Tuesday, September 1, 2015

Good Fights

     I read a column awhile ago about a marriage based on mutual respect and love, wonderful in every way, where the advice columnist's only advice was: “Once in awhile, have a really good fight so you don't get bored with each other.”
      I wondered about that. Is it really necessary for a happy couple to have occasional fights to keep things alive?
      Not that that ever applied to our marriage. Such peaceful nonaggressiveness between Deanne and me has never been enduring (perhaps occasional stretches of a couple months or so at most), so we have had fights aplenty. Most have been quite minor over day-to-day matters and preferences: helping out with the kids and chores, and scoldings/arguments over errors, misunderstandings, relationships with relatives, moodiness, attitudes, tones, and so forth.
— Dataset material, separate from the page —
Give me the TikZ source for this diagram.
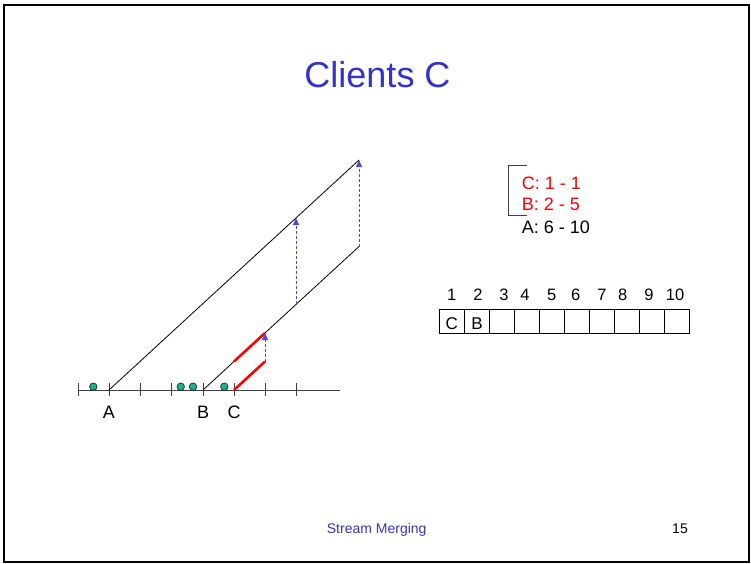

So there's little threat that we'll ever get bored of each other due to lack of fights.
      But I do see the benefit and necessity (at least for us) of fighting the good fight—the fight to improve things, not to tear down; the fight for what's good and right; the fight for hope and a future, not despair and surrender to the world's selfish, messed up ways; in short, the fight to preserve peace and wholesomeness in our lives and encourage growth in God as individuals, a couple, and a family. It's not automatic to do such things, as people have moods and frailties, so Godly success comes and goes. We must thus catch ourselves. Sometimes she or I needs to remind the other where we both belong and truly want to be. But pride or laziness or worldliness sometimes puts up a bad fight that makes the true good fight necessary, for if these things aren't worth fighting for, what are?
      Though I feel our marriage has been heavenly blessed, I also have had the dread feeling—too often to recall—of being on the edge, when things could have gone either way, depending. There's no blame involved, but we all have our limits and sometimes when it feels like she or I is at that limit and no motion for the better is forthcoming, that there's little option left. That's when I've prayed like crazy. And talked. And fought the good fight as necessary. (It has gone as often or more the other way, too, where Deanne was the one that led by example, mostly by submitting to Godly authority—mine—when she'd felt certain I'd been following God's lead.) Such times were soooo scary because I could foresee the bleak, dark future on the other side, a place I never wanted to go, especially since our marriage, when working well, is wonderful (I hope as much for Deanne as it is for me). And God has always come through, not once failing to provide for our needs in such dire circumstances. Praise God almighty for his faithfulness!
      As for fights with the kids, I don't tolerate it. If they wish to disagree with civility, I'm happy to listen, but no shouting back. Braden, now age fifteen, on occasion (usually before or after big trips away from home) sometimes loses control and challenges with angry cynical shouts. But it's not a true fight because by then he just defies to make a show of independence, which is unacceptable since it's at our expense, so as long as he keeps it up, he suffers consequences: chores, groundings, time-outs in the carport, and walks up and down the street. It's his choice: say “Yes, Dad (or Mom)” and go in peace, or shout back and get consequences leveled upon him for as long as he continues.
     When I was Braden's age, my mom tolerated my angry, vehement shouting at her and for awhile encouraged it by shouting back at me without leveling consequences. Partly as a result, I never learned to fully control my temper, which has hurt me numerous ways throughout my life. I don't want that to happen to Braden or any of our kids, so that's why I insist that they not vent their tempers on us, the authority figures. (By the way, my temper is mine to control and it's not my mom's fault that I still haven't mastered it, but it reminds me of a story I heard of Swede Bjorn Borg, the tennis great from the 1970s who was the picture of cool, calm composure for anyone of any sport or profession. As a youth, he once lost his temper during a tennis match. His dad took away his racket for awhile and Bjorn never lost his temper on court again. Fine dad. Fine results. Is it naive for me to hope for comparable?)